Suatu hari di puncak semeru yang diselimuti kabut dingin, seorang pemuda berdiri di sana. Dia lahir di Jakarta, di bulan ini, enam puluh enam tahun yang lalu, tepatnya 17 desember 1942. Perawakanya kecil, penampilanya tidak menarik, tindak tanduk dan percakapanya lain dari kebiasaan. Sikapnyapun aneh, di atas gunung yang cuacanya menggigit tubuh, ia malah bercelana kolor hingga ke perut.
Dan dibulan ini juga, empat puluh satu tahun yang lalu. Udara di gunung semeru buruk, tapi tak jadi masalah bagi pemuda berperawakan kecil itu untuk merayakan ulang tahunya yang ke -27. Tapi keinginan hanyalah keinginan. Pristiwa itupun terjadi, gelagatnya semakin aneh, bergaya meniru harimau, ia merangkak-rangkak lantas mengaum-ngaum, itulah sebenarnya yang menjadi tanda. Semua sudah digariskanNya, saat itu si pemuda dipanggil. Gas beracun di puncak gunung semeru yang menjebaknya.
Kalimat ini tercipta atau lebih pantasnya kujiplak, setelah buku catatanmu habis kubaca. Kemudian dengan hati yang patah dan sedih aku mengenangmu, seorang demostran yang telah lama meninggalkan kami. Kami yang menjadi pemuda sekarang, mengenal namamu seperti mitos. Tapi bagiku kau tetap seorang idealis murni, kau pemuda yang jujur, terbuka dan cerdas. Kau manusia berjiwa bebas, segala yang pernah kau teguk ditebus dengan keberanian luar biasa.

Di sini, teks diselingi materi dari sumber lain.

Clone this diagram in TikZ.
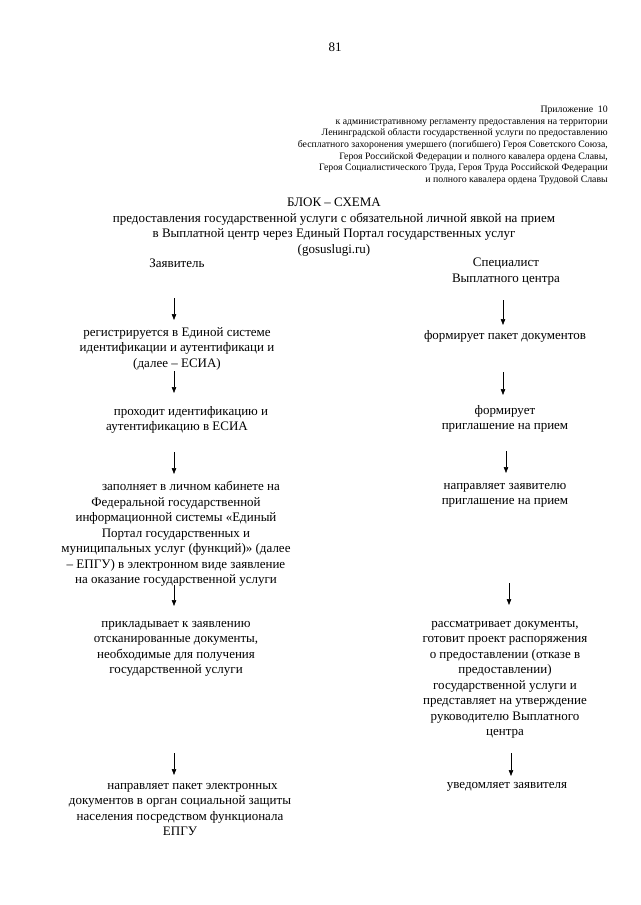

Pendirianmu keras dan utuh, kau ngotot dalam mempertahankan prinsip, selalu berteriak tentang ketidak becusan yang ingin kau luruskan. Kau berani tancapkan tonggak kebenaran dan keadilan. Keberanianmu bukan sekedar gagah-gagahan seperti apa yang dilakukan kami pemuda zaman sekarang. Kau reformis yang sering difitnah sebagai radikal. Kau selalu berusaha mencari kebenaran dan keadilan. Kau tak pernah kapok, jera ataupun takut pada kebatilan. Landasan itu yang kau pegang untuk terus kau cari sepanjang hidup, dan dapatkah aku berusaha mengikuti jejakmu. Sejarah mencatat kau dan perjuangamu, aku membaca dan tak kan pernah melupakanmu.
Kau bukan burung merak atau rajawali, tapi dapat bebas mengepakkan sayap untuk mengarungi kebebasan, tindakanmu tetap diusahakan selaras dalam kesederhanaan. Betapa bebas jiwamu, kau tidak merasa terikat pada tradisi dan ikatan-ikatan pibadi. Kau berpedoman pada hati nurani yang bersih, terus terang dalam kepolosan.
Sebagai pengantar penutup tulisan ini, aku berikrar “kilahmu akan tetap bergaung, tak cuma berhenti di halaman terakhir buku ini. Kau patriot yang pantas disebut sejati. Cintamu pada tanah air yang tak bisa lepas , adalah apa yang harus kami contoh”.
Kau dan aku sama memandang Nasionalisme, kita sama tidak mempercayai slogan, karena Nasionalisme tidak mungkin tumbuh hanya dengan itu. Seseorang dapat mencintai secara sehat kalau ia mengenal obyeknya. Dan mencintai negeri ini dapat ditumbuhkan dengan mengenal Indonesia dan masyarakatnya dari dekat. Artinya kita harus paham dan mengerti jati diri kita sendiri.
Aku berkali-kali mengeja namamu yang susah “ Soe Hok Gie”…
Kemudian terdiam dan kaku, entah apa lagi yang harus kukatakan dari banyaknya hal dan kisah tentang mu.